The difference being, which people are concerned about, is that Apple's alleged "monopoly" is only in eBooks. Amazon's monopoly is over all books, physical and digital, if not more.
In the question of predatory pricing: Of course Amazon isn't making an overall loss per publisher -- because Amazon is using the physical book market (where it drove physical stores out of business and thus reduced competition) to leverage its eBook business!
Amazon CAN make a loss on eBooks, because it ALREADY DESTROYED competition in physical books!
This is like MS the monopolist complaining that Apple has a new "monopoly" in mobile development because Apple is more attractive to mobile developers.

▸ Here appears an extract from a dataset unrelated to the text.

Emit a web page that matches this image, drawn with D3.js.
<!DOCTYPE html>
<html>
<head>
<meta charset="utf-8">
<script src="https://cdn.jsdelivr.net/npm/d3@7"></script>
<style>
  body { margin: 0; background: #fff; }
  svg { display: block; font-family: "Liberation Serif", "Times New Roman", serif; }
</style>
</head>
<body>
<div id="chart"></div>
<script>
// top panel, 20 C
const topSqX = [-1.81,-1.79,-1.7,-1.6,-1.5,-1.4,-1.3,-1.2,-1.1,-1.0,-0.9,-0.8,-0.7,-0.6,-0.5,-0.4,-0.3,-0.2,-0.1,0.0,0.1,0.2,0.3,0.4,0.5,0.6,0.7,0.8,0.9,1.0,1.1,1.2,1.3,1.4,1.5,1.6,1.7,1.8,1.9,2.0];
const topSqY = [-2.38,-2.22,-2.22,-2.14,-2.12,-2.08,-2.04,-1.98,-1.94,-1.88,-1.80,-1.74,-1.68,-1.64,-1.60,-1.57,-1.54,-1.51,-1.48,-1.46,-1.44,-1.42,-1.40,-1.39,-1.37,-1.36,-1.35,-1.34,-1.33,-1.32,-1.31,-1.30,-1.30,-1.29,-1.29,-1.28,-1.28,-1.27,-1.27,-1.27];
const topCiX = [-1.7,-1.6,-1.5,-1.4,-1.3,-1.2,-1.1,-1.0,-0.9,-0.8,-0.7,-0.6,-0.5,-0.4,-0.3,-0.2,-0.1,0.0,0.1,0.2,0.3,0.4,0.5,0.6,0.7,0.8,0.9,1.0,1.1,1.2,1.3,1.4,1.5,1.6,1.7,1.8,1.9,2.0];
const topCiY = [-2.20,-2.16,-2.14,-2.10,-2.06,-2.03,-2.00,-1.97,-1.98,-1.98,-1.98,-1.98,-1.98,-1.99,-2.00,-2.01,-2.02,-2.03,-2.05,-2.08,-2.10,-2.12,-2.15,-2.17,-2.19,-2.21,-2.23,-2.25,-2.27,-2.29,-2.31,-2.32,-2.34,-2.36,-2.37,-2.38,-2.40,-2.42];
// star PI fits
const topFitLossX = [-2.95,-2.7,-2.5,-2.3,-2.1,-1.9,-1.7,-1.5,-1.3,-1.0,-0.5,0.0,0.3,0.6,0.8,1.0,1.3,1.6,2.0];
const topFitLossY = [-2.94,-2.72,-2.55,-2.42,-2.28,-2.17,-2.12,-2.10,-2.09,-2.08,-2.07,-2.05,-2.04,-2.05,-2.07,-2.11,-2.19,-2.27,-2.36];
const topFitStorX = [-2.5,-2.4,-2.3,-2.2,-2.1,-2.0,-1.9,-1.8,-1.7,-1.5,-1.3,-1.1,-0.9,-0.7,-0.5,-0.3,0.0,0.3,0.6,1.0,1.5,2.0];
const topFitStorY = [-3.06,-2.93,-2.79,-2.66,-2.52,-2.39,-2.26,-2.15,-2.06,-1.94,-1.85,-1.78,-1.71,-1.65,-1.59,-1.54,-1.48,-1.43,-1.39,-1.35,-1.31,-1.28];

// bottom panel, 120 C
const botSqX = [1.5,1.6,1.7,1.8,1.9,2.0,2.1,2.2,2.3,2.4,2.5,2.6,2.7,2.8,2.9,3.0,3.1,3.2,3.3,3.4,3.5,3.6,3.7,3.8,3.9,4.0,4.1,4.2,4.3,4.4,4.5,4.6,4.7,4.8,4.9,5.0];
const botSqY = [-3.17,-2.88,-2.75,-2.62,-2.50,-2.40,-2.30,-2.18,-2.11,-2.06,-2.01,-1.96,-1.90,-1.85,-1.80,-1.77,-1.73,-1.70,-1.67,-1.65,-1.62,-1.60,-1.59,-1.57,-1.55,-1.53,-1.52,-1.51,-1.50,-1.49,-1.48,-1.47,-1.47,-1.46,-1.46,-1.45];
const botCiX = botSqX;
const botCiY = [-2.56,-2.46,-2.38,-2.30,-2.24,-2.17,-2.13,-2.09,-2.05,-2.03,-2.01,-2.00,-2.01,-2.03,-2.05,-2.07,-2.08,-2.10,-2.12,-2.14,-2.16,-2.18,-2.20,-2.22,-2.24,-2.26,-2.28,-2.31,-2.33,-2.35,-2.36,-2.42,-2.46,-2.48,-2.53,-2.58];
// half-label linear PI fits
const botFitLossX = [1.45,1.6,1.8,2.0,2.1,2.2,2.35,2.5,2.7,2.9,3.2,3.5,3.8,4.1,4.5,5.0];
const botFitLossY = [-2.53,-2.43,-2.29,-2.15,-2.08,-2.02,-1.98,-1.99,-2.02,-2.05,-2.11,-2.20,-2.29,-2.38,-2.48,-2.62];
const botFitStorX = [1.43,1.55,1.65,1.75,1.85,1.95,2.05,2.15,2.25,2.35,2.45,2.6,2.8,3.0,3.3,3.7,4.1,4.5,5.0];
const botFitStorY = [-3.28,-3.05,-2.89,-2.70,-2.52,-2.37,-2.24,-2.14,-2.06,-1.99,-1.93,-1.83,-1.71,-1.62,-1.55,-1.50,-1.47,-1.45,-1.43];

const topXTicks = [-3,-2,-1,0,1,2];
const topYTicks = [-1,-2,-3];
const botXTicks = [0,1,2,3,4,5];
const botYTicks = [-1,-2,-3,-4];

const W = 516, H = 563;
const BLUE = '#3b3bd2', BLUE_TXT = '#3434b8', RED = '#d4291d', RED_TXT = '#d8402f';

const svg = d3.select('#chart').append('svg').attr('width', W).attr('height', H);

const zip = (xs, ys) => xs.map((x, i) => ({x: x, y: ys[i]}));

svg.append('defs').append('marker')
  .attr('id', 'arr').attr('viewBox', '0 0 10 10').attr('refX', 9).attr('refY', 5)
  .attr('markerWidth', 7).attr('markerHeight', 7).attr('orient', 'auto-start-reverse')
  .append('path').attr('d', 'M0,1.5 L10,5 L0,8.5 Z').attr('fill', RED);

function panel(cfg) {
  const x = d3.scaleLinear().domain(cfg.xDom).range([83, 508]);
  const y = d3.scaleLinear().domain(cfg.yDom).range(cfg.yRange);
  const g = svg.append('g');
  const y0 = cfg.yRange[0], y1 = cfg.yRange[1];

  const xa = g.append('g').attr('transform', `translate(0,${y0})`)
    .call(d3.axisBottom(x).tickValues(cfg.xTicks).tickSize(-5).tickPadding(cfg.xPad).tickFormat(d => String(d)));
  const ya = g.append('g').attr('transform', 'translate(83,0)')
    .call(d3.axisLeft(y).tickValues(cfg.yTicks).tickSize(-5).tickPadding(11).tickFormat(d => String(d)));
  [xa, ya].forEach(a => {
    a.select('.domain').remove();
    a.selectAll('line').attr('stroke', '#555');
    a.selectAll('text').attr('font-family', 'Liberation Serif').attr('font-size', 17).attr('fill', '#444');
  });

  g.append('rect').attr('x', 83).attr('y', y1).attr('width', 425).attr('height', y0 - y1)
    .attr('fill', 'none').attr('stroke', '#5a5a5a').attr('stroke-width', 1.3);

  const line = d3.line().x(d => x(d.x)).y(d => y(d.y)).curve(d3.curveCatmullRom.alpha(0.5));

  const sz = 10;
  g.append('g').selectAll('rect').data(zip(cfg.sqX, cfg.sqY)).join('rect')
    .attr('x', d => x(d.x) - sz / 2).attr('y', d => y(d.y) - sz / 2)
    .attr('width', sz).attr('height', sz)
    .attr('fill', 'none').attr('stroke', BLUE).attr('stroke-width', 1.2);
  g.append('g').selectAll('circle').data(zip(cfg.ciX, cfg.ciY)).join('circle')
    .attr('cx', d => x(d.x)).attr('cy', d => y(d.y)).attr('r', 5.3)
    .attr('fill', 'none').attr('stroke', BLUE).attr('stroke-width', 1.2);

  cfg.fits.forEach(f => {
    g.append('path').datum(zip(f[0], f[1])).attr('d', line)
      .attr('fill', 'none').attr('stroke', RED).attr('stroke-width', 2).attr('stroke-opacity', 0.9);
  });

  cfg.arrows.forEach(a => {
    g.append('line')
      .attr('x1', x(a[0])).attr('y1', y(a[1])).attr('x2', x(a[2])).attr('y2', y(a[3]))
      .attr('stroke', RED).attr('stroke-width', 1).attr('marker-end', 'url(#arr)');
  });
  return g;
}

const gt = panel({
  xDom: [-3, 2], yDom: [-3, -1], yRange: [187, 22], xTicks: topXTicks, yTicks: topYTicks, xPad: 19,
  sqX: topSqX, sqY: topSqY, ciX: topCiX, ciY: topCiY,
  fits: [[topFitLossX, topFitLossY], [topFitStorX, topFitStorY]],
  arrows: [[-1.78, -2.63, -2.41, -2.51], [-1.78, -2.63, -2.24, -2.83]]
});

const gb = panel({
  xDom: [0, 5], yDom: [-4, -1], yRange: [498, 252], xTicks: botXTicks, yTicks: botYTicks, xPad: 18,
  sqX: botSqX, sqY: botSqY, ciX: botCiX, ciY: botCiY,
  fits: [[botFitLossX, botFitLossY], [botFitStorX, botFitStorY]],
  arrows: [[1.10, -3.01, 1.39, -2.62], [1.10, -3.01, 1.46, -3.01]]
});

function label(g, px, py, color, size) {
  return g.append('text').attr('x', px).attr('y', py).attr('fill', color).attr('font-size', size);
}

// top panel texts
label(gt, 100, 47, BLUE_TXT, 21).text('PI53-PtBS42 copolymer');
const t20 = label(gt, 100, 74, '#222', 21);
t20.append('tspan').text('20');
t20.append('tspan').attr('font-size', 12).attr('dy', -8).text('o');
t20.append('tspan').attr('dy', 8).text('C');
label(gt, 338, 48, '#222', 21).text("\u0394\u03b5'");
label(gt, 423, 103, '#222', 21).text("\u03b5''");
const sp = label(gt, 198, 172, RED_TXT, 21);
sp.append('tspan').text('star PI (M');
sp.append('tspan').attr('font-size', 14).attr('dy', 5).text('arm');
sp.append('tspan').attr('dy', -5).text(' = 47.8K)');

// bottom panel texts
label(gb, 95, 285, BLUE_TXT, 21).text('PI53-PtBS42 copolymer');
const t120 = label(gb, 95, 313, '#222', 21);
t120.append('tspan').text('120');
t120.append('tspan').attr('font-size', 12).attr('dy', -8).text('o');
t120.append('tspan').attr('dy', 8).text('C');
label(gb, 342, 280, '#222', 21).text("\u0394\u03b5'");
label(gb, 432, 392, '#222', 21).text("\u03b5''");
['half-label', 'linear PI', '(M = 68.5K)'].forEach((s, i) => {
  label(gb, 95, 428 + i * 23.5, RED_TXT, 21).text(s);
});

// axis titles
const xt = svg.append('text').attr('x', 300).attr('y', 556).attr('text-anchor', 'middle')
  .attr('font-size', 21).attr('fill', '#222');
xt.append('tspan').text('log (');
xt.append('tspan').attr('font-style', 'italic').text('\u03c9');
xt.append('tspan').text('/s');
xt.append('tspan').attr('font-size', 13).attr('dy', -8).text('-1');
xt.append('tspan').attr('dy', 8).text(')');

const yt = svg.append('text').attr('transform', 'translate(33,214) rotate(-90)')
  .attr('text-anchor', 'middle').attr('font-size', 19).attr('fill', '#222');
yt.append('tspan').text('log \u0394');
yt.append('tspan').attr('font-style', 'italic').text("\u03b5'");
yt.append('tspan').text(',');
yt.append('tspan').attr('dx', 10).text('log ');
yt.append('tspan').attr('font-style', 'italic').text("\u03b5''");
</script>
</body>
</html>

Again, as the Judge pointed out, Amazon's situation is irrelevant to whether Apple committed an anti-trust violation. If Amazon robbed a bank to get more money, would you defend Apple for robbing a bank as well?
Obviously Amazon wasn't on trial. But the possible relevance is exhibited like this:
The only real issue with Apple, is that prices (for one type of one product) went UP, despite offering another store, format and other differentiation.
The prices went UP, because they couldn't go anywhere BUT UP.
Why were prices where they were and expectations set there, so low? Because the goods were previously sold under "value" by Amazon, the only game in town.
This is said NOT to be predatory pricing on the basis that Amazon does not make net loss on ALL products from a publisher (hardcover, etc.). And YET, it is ONLY the eBook product that is being judged in isolation in Apple's case. How can Amazon/Prosecution have it both ways?
Judge Apple on the eBook, judge Amazon on the eBook -- predatory pricing. Judge Amazon on all books, judge Apple on whole book market -- no monopoly.
The only real issue with Apple, is that prices (for one type of one product) went UP, despite offering another store, format and other differentiation.
That wasn't the only real issue.
And why couldn't prices have gone down?
Thank you so much for this article. I know I'm really late to the comments, but this is the best explanation I've seen of this whole thing.
Here's what I still don't understand though (I'm going to sound a bit like an entitled consumer, but I really am looking for good refutements to my argument; I want to understand better):
- For me, I use Amazon because it's better than a physical bookshop. A physical bookshop to me serves no other purpose than holding books until I buy them. Unlike Amazon, their selection is constrained as a result. So why is what Amazon is doing 'destroying bookstores' a bad thing in and of itself? Isn't it just that Amazon's product (the added convenience and massive selection) is better and the market is speaking?
- How can it be a good thing that authors and publishers now earn less while consumers pay more for eBooks? How does that even add up?
I know I'm probably missing something here.
The reason this is confusing is that there are multiple parties involved, and they have different, sometimes conflicting desires. The publishers want to protect bookstores because they remain a major sales channel, particularly for hardcovers, where the publishers earn a lot more money. Whether that's better or worse for consumers is hard to say, although a lot of consumers like going to bookstores because being able to browse even a limited selection is more enjoyable in person than online at Amazon. So there are some parties that want to protect bookstores, even if it means somewhat higher prices. But, of course, as you note, bookstores are disappearing because it's hard business to compete in, especially when Amazon has everything and usually for cheaper, which is also better for many people.
It wasn't a good thing that authors and publishers earned less while consumers paid more, and that was what the Justice Department put an end to. The only reason the publishers wanted it was because they got more control over pricing, and they were very concerned with the long-term effect of Amazon low-balling best-seller prices.
Note that there's now a final judgment in this case.